Right now, there are no public discussions among officials about another round of mobilization. And the Kremlin appears to be trying to hold up its unwritten agreement not to deploy conscripts to the frontlines in Ukraine. That means replacing conscripts with contract soldiers in the three hitherto relatively calm regions adjacent to Ukraine – and these contract soldiers need either to be recruited, or transferred from occupied territory in Ukraine.

The only source of new recruits will be those who join up as contract soldiers. Every new recruit gets multi-million ruble sign-on payment, with different Russian regions competing to make the most attractive offer. Russian President Vladimir Putin fueled this sign-on bonus inflation at the end of last month when he doubled the federal payments made to new recruits. If Russia needs more men to beef up border security, these payments will have to increase even more. 

Surging civilian salaries

As well as soldiers, the Kremlin will also need civilian manpower to strengthen the border and build fortifications along the new front line. There are already adverts appearing on Russian job sites for construction workers to dig trenches. They promise wages of up to 210,000 rubles a month ($2,300), which is twice the average Russian salary, and twice as high as the archived adverts offered a year ago for the similar job.  Again, it’s unclear how many people would be needed to properly fortify all of Russia’s borders with Ukraine, but judging by the length of the border  the numbers are likely to run to the tens of thousands.

In addition, extra resources are needed to evacuate and resettle internal refugees, as well as maintain order in the areas affected by the incursion. More than 120,000 people have already been evacuated from Kursk region’s border zones, and a further 180,000 could be moved in the future, according to Kursk region governor Alexei Smirnov. 

Kursk region was designated the site of an “emergency situation of federal importance” last week, which means that crisis spending will come from the federal budget (not the regional one). The costs are likely to run to many billions of rubles.

Within two weeks, Russian officials will start discussing the 2025 budget. It’s clear that the military and the security agencies will demand more money to secure the country’s borders (in a similar way to how, after the uprising led by Wagner mercenary leader Yevgeny Prigozhin, the National Guard asked Putin for tanks and artillery). At this stage, it's difficult to say how Russia’s spending might change next year, but we can guess that, instead of merely remaining high, spending on defense and security could increase. And more spending means more inflationary pressure.

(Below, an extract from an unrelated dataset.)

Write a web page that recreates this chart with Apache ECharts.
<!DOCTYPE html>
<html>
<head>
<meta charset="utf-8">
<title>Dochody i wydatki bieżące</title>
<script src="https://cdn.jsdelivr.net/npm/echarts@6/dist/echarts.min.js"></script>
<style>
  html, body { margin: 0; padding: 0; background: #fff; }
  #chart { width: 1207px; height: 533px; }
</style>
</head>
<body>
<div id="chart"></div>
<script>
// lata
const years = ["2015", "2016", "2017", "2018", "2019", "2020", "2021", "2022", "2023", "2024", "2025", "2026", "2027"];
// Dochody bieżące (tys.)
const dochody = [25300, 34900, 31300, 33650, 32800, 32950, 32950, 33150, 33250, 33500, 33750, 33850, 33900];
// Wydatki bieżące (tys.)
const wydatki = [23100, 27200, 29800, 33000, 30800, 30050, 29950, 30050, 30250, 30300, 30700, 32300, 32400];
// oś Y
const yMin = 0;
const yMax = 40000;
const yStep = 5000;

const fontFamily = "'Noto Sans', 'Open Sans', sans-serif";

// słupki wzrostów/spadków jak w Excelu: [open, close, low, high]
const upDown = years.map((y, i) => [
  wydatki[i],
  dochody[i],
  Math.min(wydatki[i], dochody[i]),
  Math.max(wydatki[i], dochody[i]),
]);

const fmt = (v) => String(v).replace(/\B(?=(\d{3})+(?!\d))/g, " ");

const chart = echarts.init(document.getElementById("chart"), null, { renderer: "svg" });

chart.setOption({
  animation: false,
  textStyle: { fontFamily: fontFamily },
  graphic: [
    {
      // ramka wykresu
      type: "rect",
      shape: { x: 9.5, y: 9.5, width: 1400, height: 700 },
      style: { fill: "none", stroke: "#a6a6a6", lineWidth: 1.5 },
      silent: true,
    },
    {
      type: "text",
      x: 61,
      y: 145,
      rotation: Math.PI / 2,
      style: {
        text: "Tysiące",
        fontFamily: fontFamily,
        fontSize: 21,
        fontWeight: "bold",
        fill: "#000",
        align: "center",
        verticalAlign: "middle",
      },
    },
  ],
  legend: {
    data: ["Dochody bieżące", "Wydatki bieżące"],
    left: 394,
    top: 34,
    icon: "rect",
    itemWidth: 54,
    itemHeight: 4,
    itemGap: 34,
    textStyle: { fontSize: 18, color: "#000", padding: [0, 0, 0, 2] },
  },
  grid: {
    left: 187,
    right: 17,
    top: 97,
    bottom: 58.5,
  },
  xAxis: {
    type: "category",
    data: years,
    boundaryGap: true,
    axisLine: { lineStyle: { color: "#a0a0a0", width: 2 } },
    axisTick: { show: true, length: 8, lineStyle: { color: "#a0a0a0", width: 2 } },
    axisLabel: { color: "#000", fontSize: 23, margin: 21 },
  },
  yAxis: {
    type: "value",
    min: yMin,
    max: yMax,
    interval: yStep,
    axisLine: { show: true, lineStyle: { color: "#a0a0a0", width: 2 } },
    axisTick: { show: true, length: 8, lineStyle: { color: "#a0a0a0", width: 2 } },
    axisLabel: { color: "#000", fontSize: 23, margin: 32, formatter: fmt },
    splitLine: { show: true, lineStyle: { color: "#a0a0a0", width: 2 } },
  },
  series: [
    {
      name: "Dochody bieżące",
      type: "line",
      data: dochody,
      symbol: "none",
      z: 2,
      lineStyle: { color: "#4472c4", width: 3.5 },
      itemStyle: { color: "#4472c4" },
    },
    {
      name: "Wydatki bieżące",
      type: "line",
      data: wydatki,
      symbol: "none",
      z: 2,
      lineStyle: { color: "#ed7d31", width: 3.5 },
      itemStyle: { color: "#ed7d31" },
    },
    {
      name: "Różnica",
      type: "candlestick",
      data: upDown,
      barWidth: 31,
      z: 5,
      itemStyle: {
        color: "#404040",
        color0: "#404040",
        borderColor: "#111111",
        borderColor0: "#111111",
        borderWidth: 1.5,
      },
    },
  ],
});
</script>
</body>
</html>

The Ukrainian invasion also impacted the ruble exchange rate. After falling 6% in the immediate aftermath, the ruble recovered half of what it lost. However, a weaker, more volatile ruble would be another driver of inflation. 

Why the world should care

If Russia needs about 50,000 people to respond effectively to the Ukrainian incursion, that’s less than 0.1% of the total labor force. However, there is an acute labor shortage in Russia at the moment, and the withdrawal of tens of thousands of workers will only add to the pressure on the workforce and wages. It seems likely that the Ukrainian invasion will delay any fall in inflation, as well as forcing the Central Bank to maintain high interest rates for longer. The Kremlin’s war in Ukraine is not only spreading to Russia, it’s getting even more expensive.

Austria’s Raiffeisenbank to restrict foreign currency transfers

Under pressure from European regulators, Austrian bank Raiffeisen’s exit from the Russian market appears to be speeding up. Raiffeisen, the twelfth biggest bank in Russia, announced Thursday that it will halt all cross-border currency transfers. This was in line with a decision from the bank’s majority shareholder, Austria’s Raiffeisen Bank International, in response to orders from the European Central Bank.

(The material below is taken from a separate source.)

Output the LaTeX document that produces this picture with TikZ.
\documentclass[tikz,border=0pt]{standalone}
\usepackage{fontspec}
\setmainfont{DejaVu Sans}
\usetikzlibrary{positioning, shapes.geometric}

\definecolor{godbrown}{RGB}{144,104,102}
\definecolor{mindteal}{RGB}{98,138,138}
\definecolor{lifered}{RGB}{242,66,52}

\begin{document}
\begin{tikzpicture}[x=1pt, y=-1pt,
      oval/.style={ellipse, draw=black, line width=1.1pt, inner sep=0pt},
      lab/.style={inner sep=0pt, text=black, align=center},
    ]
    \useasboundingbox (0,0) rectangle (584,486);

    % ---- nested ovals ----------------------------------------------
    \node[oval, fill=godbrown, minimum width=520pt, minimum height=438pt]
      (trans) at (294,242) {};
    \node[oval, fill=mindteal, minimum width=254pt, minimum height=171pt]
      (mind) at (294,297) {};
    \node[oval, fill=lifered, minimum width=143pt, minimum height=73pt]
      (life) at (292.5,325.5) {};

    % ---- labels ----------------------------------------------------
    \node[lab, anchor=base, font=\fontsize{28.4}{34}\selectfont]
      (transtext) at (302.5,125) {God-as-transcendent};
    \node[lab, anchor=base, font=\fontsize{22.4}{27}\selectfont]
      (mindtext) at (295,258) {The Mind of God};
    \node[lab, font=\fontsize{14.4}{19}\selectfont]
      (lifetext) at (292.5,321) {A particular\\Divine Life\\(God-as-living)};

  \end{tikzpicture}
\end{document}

  • Raiffeisen’s decision will create problems for both companies and individuals who receive an income from Russia, or who want to sell Russian assets while located abroad. It will apparently also complicate things for legal importers.
  • The cross-border currency services provided by Raiffeisen are one of the few ways Russians can still send funds denominated in U.S. dollars and euros in and out of the country. The bank was making significant profits from this service, and was in no hurry to shut it down. 
  • After Sept. 2, cross-border transfers via Raiffeisen will only be possible in rubles. But there are few countries that will accept them: if we are talking about bank transfers (with possible conversion into local currencies), the destinations of such transfers will likely be limited to some former Soviet countries including Armenia, Kyrgyzstan, Tajikistan and, with some restrictions, Kazakhstan.
  • These measures are the bank’s response to pressure from the European authorities. The European Central Bank said in May that European banks still operating in Russia should leave to avoid being hit by U.S. sanctions. 
  • There has also been pressure on Raiffeisen in Ukraine, where the authorities have demanded its departure from Russia. In recent months, Raiffeisenbank has been steadily imposing more and more restrictions on Russian clients. Halting currency transfers in some foreign currencies is the latest step.

Why the world should care

In many ways, Raiffeisen’s decision illustrates the contradictory impacts of Western sanctions. The restrictions on currency transfers will make life harder for ordinary Russians, but will do little to halt payments for the shadow imports that fuel Russia’s war machine. In addition, they will increase Russia’s capital account surplus by denting capital outflow.

Figures of the week

  • About $2.3 billion worth of U.S. dollars and euros has ended up in Russia despite a ban imposed on importing cash in U.S. dollars and euros, Reuters reported Monday. A significant part of that arrived via Turkey and the United Arab Emirates. The sources of the remaining cash are unknown. While $2.3 billion is a sizable sum, it is far less than the pre-war flow of foreign currency. In just the four months before Russia’s full-scale invasion of Ukraine, $18.9 billion of cash entered Russia.
  • Inflation in Russia is rising again. According to the State Statistics Service, from Aug. 6 to Aug. 12 consumer prices rose 0.05%. The previous week saw no price growth. In annual terms, inflation hit 9.1%, despite the fact that this time of year usually brings deflation on the back of cheap, newly-harvested fruit and vegetables.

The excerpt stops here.